Frequently Asked Questions
What renewable penetration level becomes challenging to integrate? Challenges increase continuously with penetration. Many grids manage 30-40% annual renewable penetration today. Above 50%, challenges become more significant. Occasional hours of 100% renewable generation are achievable before annual shares approach that level.
Is battery storage sufficient for renewable integration? Current battery technology (4-8 hour duration) addresses daily variability but not multi-day weather events or seasonal variation. Long-duration storage, demand flexibility, and other solutions needed for very high penetration.
What role does nuclear play in renewable integration? Nuclear provides non-emitting firm capacity but limited flexibility. Complements renewables for carbon goals but limited contribution to flexibility needs. Economic and policy landscape varies significantly by jurisdiction.

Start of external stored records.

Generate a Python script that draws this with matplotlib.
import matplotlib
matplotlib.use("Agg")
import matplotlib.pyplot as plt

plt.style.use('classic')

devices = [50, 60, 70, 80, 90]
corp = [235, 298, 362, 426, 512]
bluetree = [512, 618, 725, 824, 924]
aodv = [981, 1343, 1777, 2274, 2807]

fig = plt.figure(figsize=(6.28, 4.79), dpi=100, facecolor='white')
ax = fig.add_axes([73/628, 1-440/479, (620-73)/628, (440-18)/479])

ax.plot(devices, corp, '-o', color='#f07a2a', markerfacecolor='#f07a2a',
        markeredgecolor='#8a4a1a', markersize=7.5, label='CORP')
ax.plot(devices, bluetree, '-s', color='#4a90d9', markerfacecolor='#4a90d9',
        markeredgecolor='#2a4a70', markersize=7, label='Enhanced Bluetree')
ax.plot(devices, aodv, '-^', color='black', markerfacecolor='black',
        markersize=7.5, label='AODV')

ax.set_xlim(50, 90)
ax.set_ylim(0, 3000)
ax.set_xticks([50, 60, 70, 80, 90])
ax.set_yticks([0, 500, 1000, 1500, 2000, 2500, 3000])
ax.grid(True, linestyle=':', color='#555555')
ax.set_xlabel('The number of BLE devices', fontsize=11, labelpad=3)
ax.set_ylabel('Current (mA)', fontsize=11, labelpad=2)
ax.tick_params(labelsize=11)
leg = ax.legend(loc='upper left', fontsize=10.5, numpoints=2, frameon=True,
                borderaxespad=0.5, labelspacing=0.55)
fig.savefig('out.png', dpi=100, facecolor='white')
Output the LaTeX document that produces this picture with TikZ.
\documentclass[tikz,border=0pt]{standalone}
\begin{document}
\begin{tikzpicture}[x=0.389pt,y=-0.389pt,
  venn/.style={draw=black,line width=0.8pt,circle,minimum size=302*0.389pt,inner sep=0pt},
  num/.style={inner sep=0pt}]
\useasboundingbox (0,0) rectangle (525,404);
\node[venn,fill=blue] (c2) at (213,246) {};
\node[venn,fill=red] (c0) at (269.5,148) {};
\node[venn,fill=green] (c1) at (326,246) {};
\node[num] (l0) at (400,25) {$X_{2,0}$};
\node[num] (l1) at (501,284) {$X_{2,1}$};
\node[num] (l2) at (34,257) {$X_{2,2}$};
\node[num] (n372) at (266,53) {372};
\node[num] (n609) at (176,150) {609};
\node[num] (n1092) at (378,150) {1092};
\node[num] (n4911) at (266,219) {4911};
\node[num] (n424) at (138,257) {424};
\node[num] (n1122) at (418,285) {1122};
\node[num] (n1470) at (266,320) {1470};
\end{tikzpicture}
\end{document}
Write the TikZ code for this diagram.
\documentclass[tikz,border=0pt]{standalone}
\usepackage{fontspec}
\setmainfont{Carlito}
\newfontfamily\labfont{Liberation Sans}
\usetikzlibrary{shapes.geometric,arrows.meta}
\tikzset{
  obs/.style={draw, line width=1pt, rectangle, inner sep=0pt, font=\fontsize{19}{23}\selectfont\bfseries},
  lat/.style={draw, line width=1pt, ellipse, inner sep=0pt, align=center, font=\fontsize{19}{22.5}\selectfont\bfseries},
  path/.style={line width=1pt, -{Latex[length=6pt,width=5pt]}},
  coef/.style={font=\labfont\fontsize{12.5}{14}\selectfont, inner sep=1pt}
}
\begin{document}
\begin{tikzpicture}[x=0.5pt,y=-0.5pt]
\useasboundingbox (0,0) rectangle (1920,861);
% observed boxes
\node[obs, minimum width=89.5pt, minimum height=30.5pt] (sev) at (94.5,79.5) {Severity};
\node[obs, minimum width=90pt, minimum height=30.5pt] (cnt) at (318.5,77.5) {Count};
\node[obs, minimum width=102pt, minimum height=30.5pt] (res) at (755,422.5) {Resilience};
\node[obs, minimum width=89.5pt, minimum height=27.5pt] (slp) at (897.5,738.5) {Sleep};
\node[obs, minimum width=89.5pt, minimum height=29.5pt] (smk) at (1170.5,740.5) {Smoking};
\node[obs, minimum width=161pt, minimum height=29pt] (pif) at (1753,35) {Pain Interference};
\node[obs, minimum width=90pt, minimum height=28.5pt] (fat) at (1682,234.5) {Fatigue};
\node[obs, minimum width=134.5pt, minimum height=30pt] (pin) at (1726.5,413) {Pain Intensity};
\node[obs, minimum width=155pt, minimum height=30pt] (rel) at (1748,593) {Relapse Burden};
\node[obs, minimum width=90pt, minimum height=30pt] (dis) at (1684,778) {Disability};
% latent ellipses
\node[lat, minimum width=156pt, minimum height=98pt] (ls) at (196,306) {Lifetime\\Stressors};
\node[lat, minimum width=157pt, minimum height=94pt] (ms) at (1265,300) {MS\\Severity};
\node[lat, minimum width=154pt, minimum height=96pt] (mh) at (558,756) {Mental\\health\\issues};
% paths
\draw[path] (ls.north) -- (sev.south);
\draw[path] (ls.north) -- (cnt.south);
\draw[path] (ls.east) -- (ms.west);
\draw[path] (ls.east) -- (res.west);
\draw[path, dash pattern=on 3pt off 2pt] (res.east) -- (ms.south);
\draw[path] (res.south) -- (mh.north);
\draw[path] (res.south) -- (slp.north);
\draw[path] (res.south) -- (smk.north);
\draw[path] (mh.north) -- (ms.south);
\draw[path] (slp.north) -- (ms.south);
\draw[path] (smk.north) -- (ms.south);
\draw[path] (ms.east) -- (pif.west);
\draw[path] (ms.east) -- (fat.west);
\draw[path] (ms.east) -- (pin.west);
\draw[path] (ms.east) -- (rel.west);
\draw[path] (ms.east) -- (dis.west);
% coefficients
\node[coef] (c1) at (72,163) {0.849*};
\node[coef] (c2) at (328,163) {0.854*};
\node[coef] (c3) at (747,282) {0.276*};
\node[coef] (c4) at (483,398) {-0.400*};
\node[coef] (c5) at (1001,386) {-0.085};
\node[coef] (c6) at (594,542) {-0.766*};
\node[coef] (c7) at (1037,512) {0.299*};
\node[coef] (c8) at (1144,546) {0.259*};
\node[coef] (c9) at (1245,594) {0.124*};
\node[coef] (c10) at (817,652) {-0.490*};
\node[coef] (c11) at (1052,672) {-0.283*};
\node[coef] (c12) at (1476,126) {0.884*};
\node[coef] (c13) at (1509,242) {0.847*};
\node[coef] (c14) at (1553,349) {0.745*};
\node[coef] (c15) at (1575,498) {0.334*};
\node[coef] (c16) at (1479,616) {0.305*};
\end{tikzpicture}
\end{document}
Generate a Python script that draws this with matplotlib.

How much transmission is needed for renewable integration? Estimates vary by geography and study. In the US, scenarios suggest transmission investment on the order of $50-100+ billion nationally for high-renewable scenarios—significant but modest compared to generation investment.
What about reliability—can we keep the lights on with variable generation? Yes, with appropriate planning and investment. High-renewable grids require different reliability solutions than thermal-dominated grids but can achieve equivalent or better reliability. Resource diversity, storage, and flexibility are key.
How do smaller utilities approach renewable integration? Regional collaboration extends resources and expertise. Joining or coordinating with RTOs/ISOs provides access to larger balancing areas. Technology vendors increasingly offer solutions scaled for smaller utilities.